Ah, well, no. Studies like this consistently make the same elementary mistake. They look at the money spent on some project or program, be it the CBC, or a sports arena, or a hydroelectric dam, and they say, “look at all the jobs created and the services consumed by this spending.” They count that as a benefit to society. That’s exactly what it is not. All those things are the costs to society required to get the benefit the project will produce.
Every hour of labour and nail hammered and dollar spent building the dam or creating television drama, is a scarce resource not available to do something else. The benefit is the electricity generated for consumers or the enjoyment of the TV production by its audience. When the costs are higher than the benefit, the project destroys value, it doesn’t create it.
But wait, cry the defenders of these silly studies, the jobs created by spending on these projects would not otherwise have existed, so they really are a benefit.
No. Sorry. The money comes from somewhere. In the case of the CBC, it comes from taxes on you and me. I don’t know about you, but if the government didn’t take $34 from me (the average per capita cost of the CBC), I would have spent that money on something else. I would not have put it in a sock under the bed.
And whatever I spent that money on (books or theatre or clothes or travel or doughnuts) would also have a measurable effect on the economy. We could calculate the spin off effects of millions of Canadians spending the money left in their hands, and it would surely be just as impressive as the conclusions of this Deloitte study for the CBC’s management, because all the people we gave our money to would turn around and give it to other people to buy stuff, and those other people would do the same, ad infinitum.
In fact, as Andrew Coyne once argued, you can achieve the effect by taking a billion dollars and throwing it out of a helicopter over Canada’s cities. People would pick it up and spend it and the spin off effects would be vast and impressive. But it all would have started with the wasteful throwing of the money out the door.
The inescapable fact, then, is that the money spent on the CBC does not create new economic activity that would not have otherwise existed. It creates activities that politicians prefer to the ones we would have chosen ourselves had they left the money in our pockets.

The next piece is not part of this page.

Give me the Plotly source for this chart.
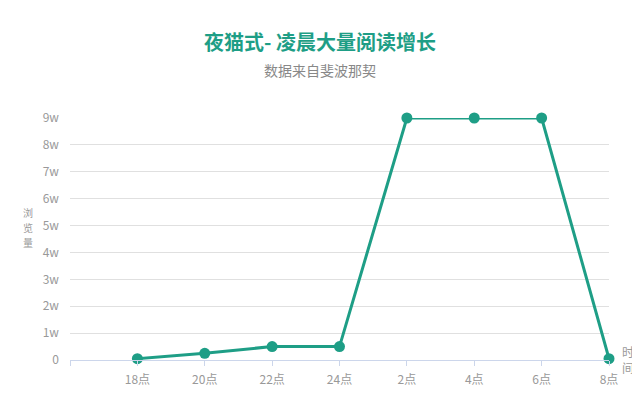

Now that we’ve got that cleared up, I look forward to the CBC making a serious argument justifying their continued existence based on the benefit they provide, not on what they cost us. Because while the TV critic I quoted earlier may know little of economics, he’s on to something when he wrote in another column, “In 75 years [the CBC] has morphed from a cultural institution to a glorified karaoke club.” Better make that argument quick.